Whenever we think we’ve got a good grasp on how things work out in space something comes along and tells us otherwise. In this case it’s our models of how planets and star systems form. Astronomers in Chile recently discovered four enormous gas giants in a star system that should be far too young to have formed these massive planets.
CI Tau is a baby. It’s only two million years old and still surrounded by its protoplanetary disk, the swirling mass of dust that will eventually form into planets as gravity and time continue to work their weird magic on the system. The strange thing is that in this protoplanetary disk are conspicuous gaps, and in those gaps are already-formed massive gas giants. Scientists have no idea how they got there.
One of the planets, the closest to CI Tau was already known to astronomers. This monster of a planet—known as CI Tau b— is about 10 times the size of Jupiter and orbits CI Tau once every nine days. When astronomers discovered CI Tau b, it was the first so-called “hot Jupiter” ever discovered around such a young star. Hot Jupiters are gas giants that orbit their star at very close distances and very high speeds. CI Tau b is closer to its sun than Mercury is to ours. Hot Jupiters already seem to defy assumptions about how solar systems form, and finding one around such a young star was even stranger. The other hot Jupiters found belonged to star systems hundreds of times older than CI Tau b. Now it turns out that this anomaly of a planet has three other neighbors that are even more surprising and strange.

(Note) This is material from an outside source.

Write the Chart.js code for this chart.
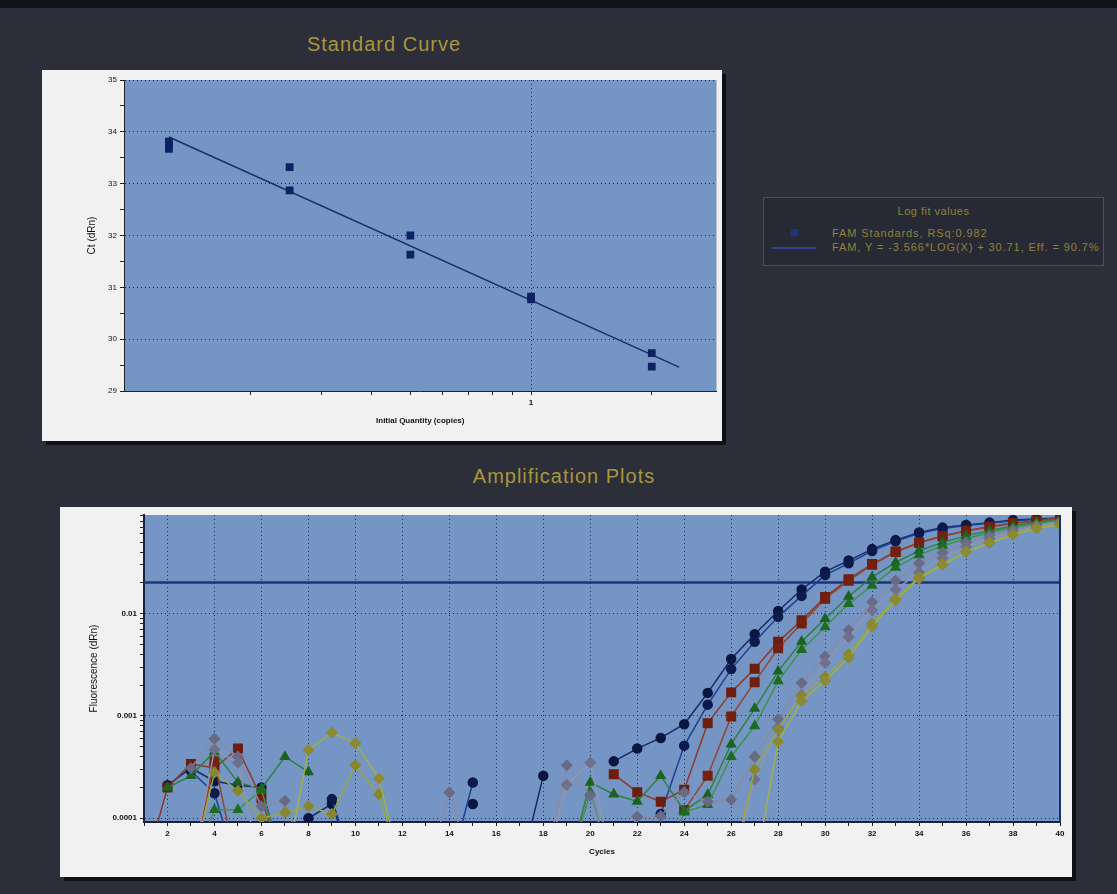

The discovery of the three new planets was detailed in a new paper published in The Astrophysical Journal Letters. The next planet out from CI Tau b is about the size of Jupiter, and orbits CI Tau at a distance of 13 AU (Astronomical Units, one AU is the distance from Earth to the sun, about 93 million miles or 150 million kilometers). Further out are the two most mysterious planets in the system. These are both about the size of Saturn and they orbit at distances of 39 and 100 AU. Yet another thing that makes this system so strange is that the outermost planet is 1000 times further away that the innermost planet, a variance in distance that is hardly ever seen in star systems. At such extreme distances it’s supposed to take a very long time for Saturn-sized planets to form. According to Professor Cathie Clark, lead author of the paper:
“Saturn mass planets are supposed to form by first accumulating a solid core and then pulling in a layer of gas on top, but these processes are supposed to be very slow at large distances from the star. Most models will struggle to make planets of this mass at this distance.”
More observations of these bizarre planets will be required to even being to make sense of how they formed. Regardless of what we find,it will likely further challenge our assumptions of how planets are formed. Especially if we find an alien planet manufacturing factory hiding in the protoplanetary disk. Likely? No, not at all. But it would be pretty cool.